◆ WHAT YOU NEED TO DO ◆
Please write the listing below out again exactly, leaving every picture behind.

◆ DATA EXTRACT ◆
-=-=-=-=-

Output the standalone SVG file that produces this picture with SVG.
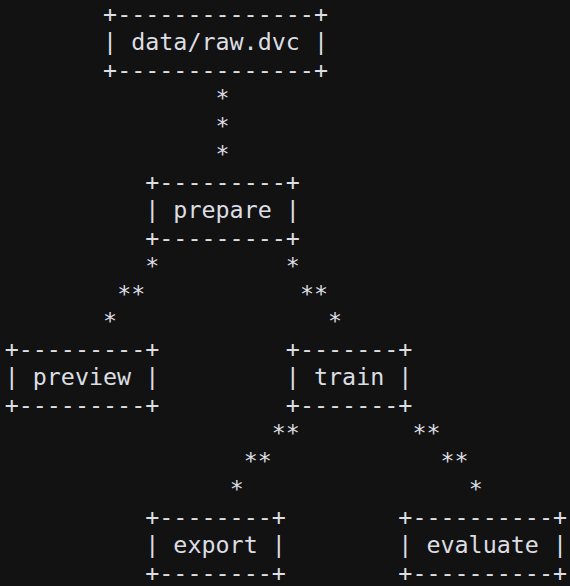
<svg xmlns="http://www.w3.org/2000/svg" width="570" height="586" viewBox="0 0 570 586">
<style>
text{font-family:"DejaVu Sans Mono","Liberation Mono",monospace;font-size:23.35px;fill:#dcdee3;white-space:pre}
</style>
<rect width="570" height="586" fill="#121212"/>
<g id="node-data-raw">
<text x="103.09" y="22">+--------------+</text>
<text x="103.09" y="49.95">| data/raw.dvc |</text>
<text x="103.09" y="77.9">+--------------+</text>
</g>
<g id="node-prepare">
<text x="145.27" y="189.7">+---------+</text>
<text x="145.27" y="217.65">| prepare |</text>
<text x="145.27" y="245.6">+---------+</text>
</g>
<g id="node-preview">
<text x="4.67" y="357.4">+---------+</text>
<text x="4.67" y="385.35">| preview |</text>
<text x="4.67" y="413.3">+---------+</text>
</g>
<g id="node-train">
<text x="285.87" y="357.4">+-------+</text>
<text x="285.87" y="385.35">| train |</text>
<text x="285.87" y="413.3">+-------+</text>
</g>
<g id="node-export">
<text x="145.27" y="525.1">+--------+</text>
<text x="145.27" y="553.05">| export |</text>
<text x="145.27" y="581">+--------+</text>
</g>
<g id="node-evaluate">
<text x="398.35" y="525.1">+----------+</text>
<text x="398.35" y="553.05">| evaluate |</text>
<text x="398.35" y="581">+----------+</text>
</g>
<g id="connectors">
<text x="215.57" y="105.85">*</text>
<text x="215.57" y="133.8">*</text>
<text x="215.57" y="161.75">*</text>
<text x="145.27" y="273.55">*</text>
<text x="117.15" y="301.5">**</text>
<text x="103.09" y="329.45">*</text>
<text x="285.87" y="273.55">*</text>
<text x="299.93" y="301.5">**</text>
<text x="328.05" y="329.45">*</text>
<text x="271.81" y="441.25">**</text>
<text x="243.69" y="469.2">**</text>
<text x="229.63" y="497.15">*</text>
<text x="412.41" y="441.25">**</text>
<text x="440.53" y="469.2">**</text>
<text x="468.65" y="497.15">*</text>
</g>
</svg>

-=-=-=-=-

◆ OUTPUT FOR THIS EXERCISE ◆
Output the standalone SVG file that produces this picture with SVG.
<svg xmlns="http://www.w3.org/2000/svg" width="570" height="586" viewBox="0 0 570 586">
<style>
text{font-family:"DejaVu Sans Mono","Liberation Mono",monospace;font-size:23.35px;fill:#dcdee3;white-space:pre}
</style>
<rect width="570" height="586" fill="#121212"/>
<g id="node-data-raw">
<text x="103.09" y="22">+--------------+</text>
<text x="103.09" y="49.95">| data/raw.dvc |</text>
<text x="103.09" y="77.9">+--------------+</text>
</g>
<g id="node-prepare">
<text x="145.27" y="189.7">+---------+</text>
<text x="145.27" y="217.65">| prepare |</text>
<text x="145.27" y="245.6">+---------+</text>
</g>
<g id="node-preview">
<text x="4.67" y="357.4">+---------+</text>
<text x="4.67" y="385.35">| preview |</text>
<text x="4.67" y="413.3">+---------+</text>
</g>
<g id="node-train">
<text x="285.87" y="357.4">+-------+</text>
<text x="285.87" y="385.35">| train |</text>
<text x="285.87" y="413.3">+-------+</text>
</g>
<g id="node-export">
<text x="145.27" y="525.1">+--------+</text>
<text x="145.27" y="553.05">| export |</text>
<text x="145.27" y="581">+--------+</text>
</g>
<g id="node-evaluate">
<text x="398.35" y="525.1">+----------+</text>
<text x="398.35" y="553.05">| evaluate |</text>
<text x="398.35" y="581">+----------+</text>
</g>
<g id="connectors">
<text x="215.57" y="105.85">*</text>
<text x="215.57" y="133.8">*</text>
<text x="215.57" y="161.75">*</text>
<text x="145.27" y="273.55">*</text>
<text x="117.15" y="301.5">**</text>
<text x="103.09" y="329.45">*</text>
<text x="285.87" y="273.55">*</text>
<text x="299.93" y="301.5">**</text>
<text x="328.05" y="329.45">*</text>
<text x="271.81" y="441.25">**</text>
<text x="243.69" y="469.2">**</text>
<text x="229.63" y="497.15">*</text>
<text x="412.41" y="441.25">**</text>
<text x="440.53" y="469.2">**</text>
<text x="468.65" y="497.15">*</text>
</g>
</svg>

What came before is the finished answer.